The Paint Shop and the Art Gallery

Imagine a paint shop. A huge, sprawling warehouse filled with cans of paint; every colour you can imagine and then some. Imagine you could have any amount of any colour you want for just $9 a month. What a deal! If you need to paint your house or bedroom, you can’t beat it. Nowhere else can you get more paint for less money. This is Spotify.

Imagine a small art gallery next door to the paint shop. They sell original 1-of-1 paintings and limited-edition prints. The paintings are surprisingly expensive and the prints are more affordable. Nobody comes into the art gallery asking to buy “the canvas with the most paint on it” because they’re trying to get a good deal. Here, the value isn’t in the paint itself but in the artwork. This is ever.fm.

The point is: the paint shop and the art gallery can happily co-exist. They do not cannibalize one another. If a customer wants to paint their wall, they go to the paint shop.

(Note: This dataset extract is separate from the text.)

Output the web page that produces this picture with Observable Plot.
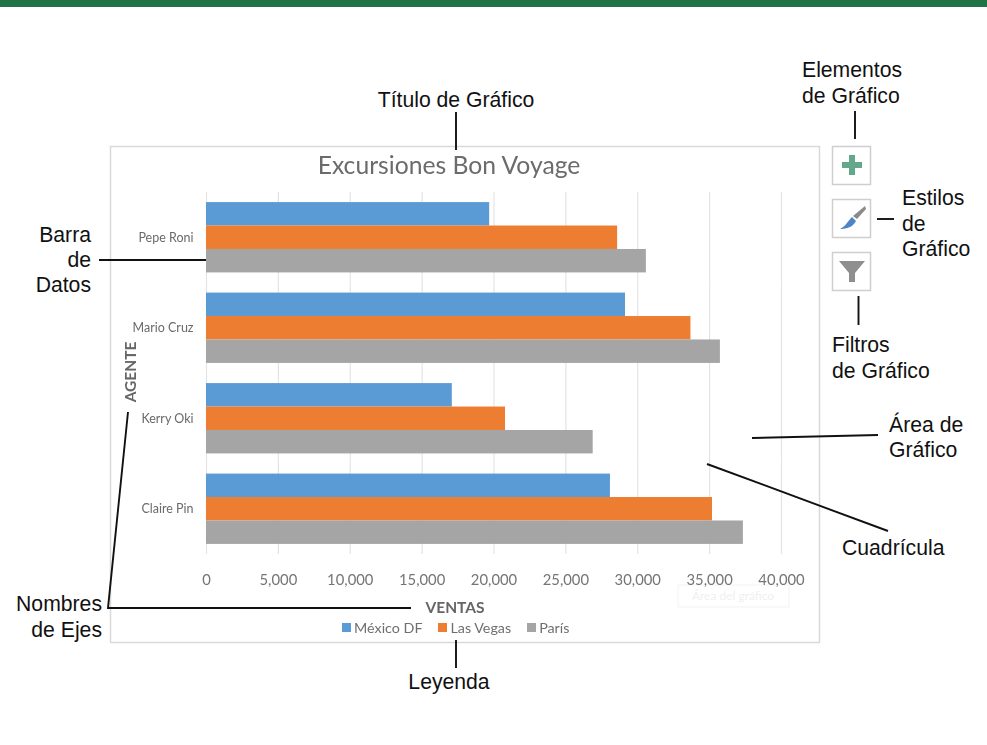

If a customer wants a painting for their wall, they go to the art gallery.

The paint shop and the art gallery can happily co-exist. They do not cannibalize one another.

The paint shop and the art gallery both sell the same product – paint – but they do so in entirely different ways. You’ve seen photos of a bird sitting inside a crocodile’s mouth, cleaning its teeth? This is a bit like that. There’s a symbiosis between the two because they don’t compete directly.

This is how I think the near-future of music consumption will look. Spotify isn’t going anywhere. There are too many people who need to paint their walls with music and the allure of high-volume, low-cost music-by-the-gallon is undeniable. But Spotify doesn’t sell 1-of-1 original art pieces by my favourite artist. It’s simply not something they offer. To get that I need to go next-door to the art dealer.

There Will Never Be Another Beeple

Will music ever have a “Beeple moment”? Probably not. And here’s why I’m OK with that.

Where were you when Neil Armstrong set foot on the moon? Where were you on September 11, 2001? Where were you when Mike “Beeple” Winkleman’s Everydays: The First 5000 Days sold for $69 million at Christie’s?

The Beeple sale was huge. It was a huge pile of money and a huge moment for NFT art. On March 12, 2021, NFTs turned a corner and entered the public discourse. In an industry where “firsts” are prized, this was a “first” for the ages.

As a musician, I was cheering from the sidelines wondering if music might be next in line to reap the rewards of mainstream NFT adoption. If so, who would emerge as the Beeple of the music industry? Would it be Jay-Z? Beyoncé? Justin Bieber? Or a previously-unknown breakout artist? My guess: none of the above.

As a musician, I was cheering from the sidelines wondering if music might be next in line to reap the rewards of mainstream NFT adoption. If so, who would emerge as the Beeple of the music industry?

It sounds pessimistic but let me explain. I don’t think there will ever be another Beeple. It was a moment in time, the product of a perfect cultural and financial storm. What’s more, I don’t believe there will ever be an MP3 that sells at auction for $69 million. Even if it was Jay-Z singing opera with Beyoncé on jaw harp and Justin Bieber on hurdy-gurdy I still don’t think it would garner anywhere near that kind of money. Why? I wish I knew. We simply value visual art differently than we do audio art. A JPEG can sell for millions, but not an MP3. (The most anyone has every paid for an audio recording was the $4 million PleasrDAO acquisition of the 1-of-1 Wu Tang record Once Upon A Time in Shaolin.)

What does this mean for music? Well, if you can’t sell a single song for a million dollars, maybe you can sell a million songs for $1 each. But who has a million songs? Songs take time to percolate and to produce. And there’s the catch-22. Right there. In order to succeed in the music-NFT landscape, songs need to scale. For most artists, selling a song – or even 100 songs – to the highest bidder won’t be enough to generate a sustainable level of income. But what if one song could be assembled in a million ways? And what if each unique rendition of the song could be bought, sold and re-sold by fans?

If you can’t sell a single song for a million dollars, maybe you can sell a million songs for $1 each. But who has a million songs?

This is the promise of ever.fm. ever.fm turns one song into many renditions, each like a spark struck from the flint of the song’s master. With no definitive version of a recording, a song becomes the sum of its renditions, each one helping to express a unique facet of the artist’s vision.

In my view, there will never be another Beeple. What’s more, audio art will always be valued differently (read: more modestly) than visual art. But this may be a feature, not a bug, especially during recessions and bear markets. If we can just solve the problem of song scaling – creating many meaningful 1-of-1 renditions from a single master – we may never need another Beeple.